Some actual conclusions

Ultimately, this is a pretty inconsequential story to be telling on my blog. I borked my files and then I fixed them. No, you can't have the script. But I did it! Aren't you proud of me?

But... I think there's a lesson worth communicating in all of this. It's a lesson about learned helplessness, particularly when it comes to software getting worse & more opaque, and how learning a scripting language can combat that.

See, I was aware of this problem for the last few months, but rather than fixing it, I sat on my hands. I was frustrated with the involved software, and I really didn't feel like writing a throwaway script when I could be working on a dozen other more fulfilling things. It wasn't even clear to me if writing & running such a script would solve my problem! Different apps care about different timestamps, and certain kinds of filesystem timestamps are much harder to change than others.

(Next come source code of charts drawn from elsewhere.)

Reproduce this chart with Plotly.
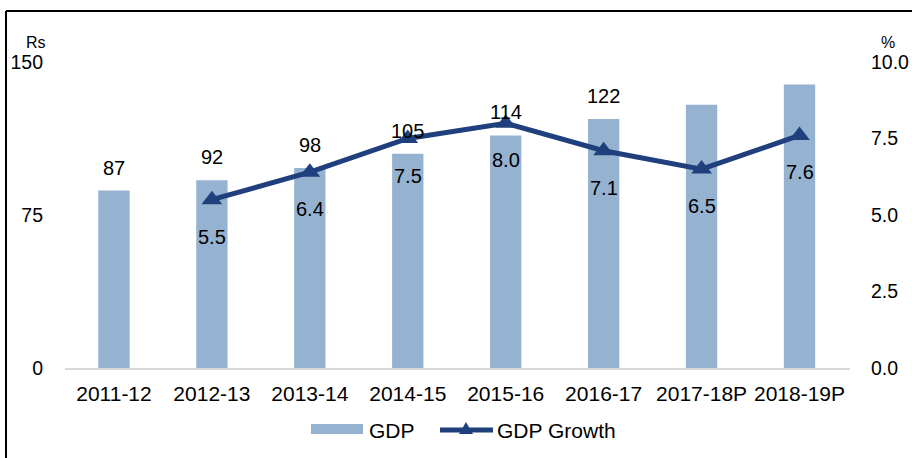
import plotly.graph_objects as go

categories = ["2011-12", "2012-13", "2013-14", "2014-15", "2015-16", "2016-17", "2017-18P", "2018-19P"]
gdp = [87, 92, 98, 105, 114, 122, 129, 139]
gdp_labels = ["87", "92", "98", "105", "114", "122", "", ""]
growth_cats = ["2012-13", "2013-14", "2014-15", "2015-16", "2016-17", "2017-18P", "2018-19P"]
growth = [5.5, 6.4, 7.5, 8.0, 7.1, 6.5, 7.6]
left_ticks = [0, 75, 150]
right_ticks = [0.0, 2.5, 5.0, 7.5, 10.0]

FONT = "Liberation Sans, Arial, sans-serif"
BAR_COLOR = "#95B3D0"
LINE_COLOR = "#1F3F7D"

W, H = 912, 458
L, R, T, B = 65, 62, 62, 90
PW, PH = W - L - R, H - T - B


def px(x):
    return (x - L) / PW


def py(y):
    return (H - B - y) / PH


fig = go.Figure()
fig.add_trace(go.Bar(
    x=categories, y=gdp, name="GDP", marker=dict(color=BAR_COLOR, line=dict(width=0)),
    width=0.32, yaxis="y", showlegend=False,
))
fig.add_trace(go.Scatter(
    x=growth_cats, y=growth, name="GDP Growth", mode="lines+markers",
    line=dict(color=LINE_COLOR, width=5),
    marker=dict(symbol="triangle-up", size=18, color=LINE_COLOR),
    yaxis="y2", showlegend=False,
))

for c, v, t in zip(categories, gdp, gdp_labels):
    if t:
        fig.add_annotation(x=c, y=v, xref="x", yref="y", text=t, showarrow=False,
                           yshift=23, font=dict(size=20, color="#000000", family=FONT))
for c, v in zip(growth_cats, growth):
    fig.add_annotation(x=c, y=v, xref="x", yref="y2", text=f"{v:.1f}", showarrow=False,
                       yshift=-37, font=dict(size=20, color="#000000", family=FONT))

fig.add_annotation(x=px(36), y=py(42), xref="paper", yref="paper", text="Rs", showarrow=False,
                   xanchor="center", yanchor="middle",
                   font=dict(size=16, color="#000000", family=FONT))
fig.add_annotation(x=px(888), y=py(42), xref="paper", yref="paper", text="%", showarrow=False,
                   xanchor="center", yanchor="middle",
                   font=dict(size=16, color="#000000", family=FONT))

# frame (left and top border)
fig.add_shape(type="line", xref="paper", yref="paper", x0=px(6), x1=px(6), y0=py(11), y1=py(470),
              line=dict(color="#000000", width=2))
fig.add_shape(type="line", xref="paper", yref="paper", x0=px(6), x1=px(920), y0=py(11), y1=py(11),
              line=dict(color="#000000", width=2))

# custom legend
fig.add_shape(type="rect", xref="paper", yref="paper", x0=px(311), x1=px(363), y0=py(424), y1=py(434),
              line=dict(width=0), fillcolor=BAR_COLOR)
fig.add_annotation(x=px(367), y=py(430), xref="paper", yref="paper", text="GDP", showarrow=False,
                   xanchor="left", yanchor="middle",
                   font=dict(size=21, color="#000000", family=FONT))
fig.add_shape(type="line", xref="paper", yref="paper", x0=px(440), x1=px(493), y0=py(430), y1=py(430),
              line=dict(color=LINE_COLOR, width=5))
fig.add_shape(type="path", xref="paper", yref="paper",
              path=f"M {px(459)},{py(434)} L {px(473)},{py(434)} L {px(466)},{py(422)} Z",
              line=dict(width=0), fillcolor=LINE_COLOR)
fig.add_annotation(x=px(495), y=py(430), xref="paper", yref="paper", text="GDP Growth", showarrow=False,
                   xanchor="left", yanchor="middle",
                   font=dict(size=21, color="#000000", family=FONT))

fig.update_layout(
    width=W, height=H,
    margin=dict(l=L, r=R, t=T, b=B, autoexpand=False),
    paper_bgcolor="white", plot_bgcolor="white",
    font=dict(family=FONT, size=20, color="#000000"),
    showlegend=False,
    xaxis=dict(type="category", categoryorder="array", categoryarray=categories,
               showgrid=False, showline=True, linecolor="#D9D9D9", linewidth=2,
               ticks="", tickfont=dict(size=21), ticklabelstandoff=6, zeroline=False,
               automargin=False),
    yaxis=dict(range=[0, 150], tickvals=left_ticks, ticktext=[str(v) for v in left_ticks],
               showgrid=False, zeroline=False, showline=False, ticks="",
               tickfont=dict(size=19.5), ticklabelstandoff=21, automargin=False),
    yaxis2=dict(range=[0, 10], tickvals=right_ticks, ticktext=[f"{v:.1f}" for v in right_ticks],
                overlaying="y", side="right", showgrid=False, zeroline=False, showline=False,
                ticks="", tickfont=dict(size=19.5), ticklabelstandoff=20, automargin=False),
)

fig.write_html("out.html", config={"displayModeBar": False},
               post_script="document.body.style.margin='0';document.body.style.overflow='hidden';")
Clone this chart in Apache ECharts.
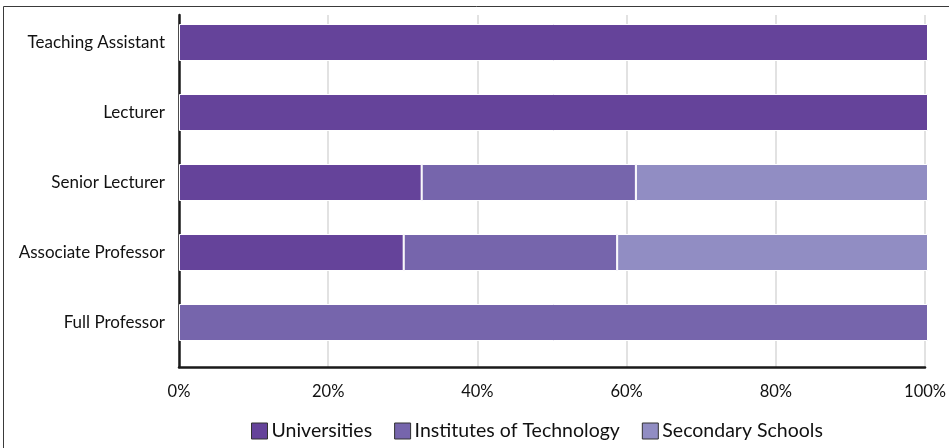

All that to say: gathering the motivation to fix this kind of problem is hard enough even when you have 80% of the necessary technical knowledge. I can't imagine how much more helpless it would feel if I wasn't already deeply comfortable in Python.

Breaking away from big tech (arguably the reason why I ended up in this mess) isn't just a matter of principled decision-making. It's a journey that demands your time and patience, along with a knack for problem-solving. Those solutions don't always require code, but even then, it's usually a matter of proportion; to use my situation as an example, I have over 1,500 albums and obviously would not want to fix their timestamps by hand. I think this is a selling point that the "learn how to code" evangelists of the last decade underappreciated & largely overlooked. Having a scripting language under your belt is the digital equivalent of having a toolbox in your home and knowing how to do basic maintenance & repair.

At a time when corporate giants are building walled gardens, abstracting away the details of how things work, and instructing customers to destroy faulty products on camera rather than offering repair... don't be afraid to get your hands dirty.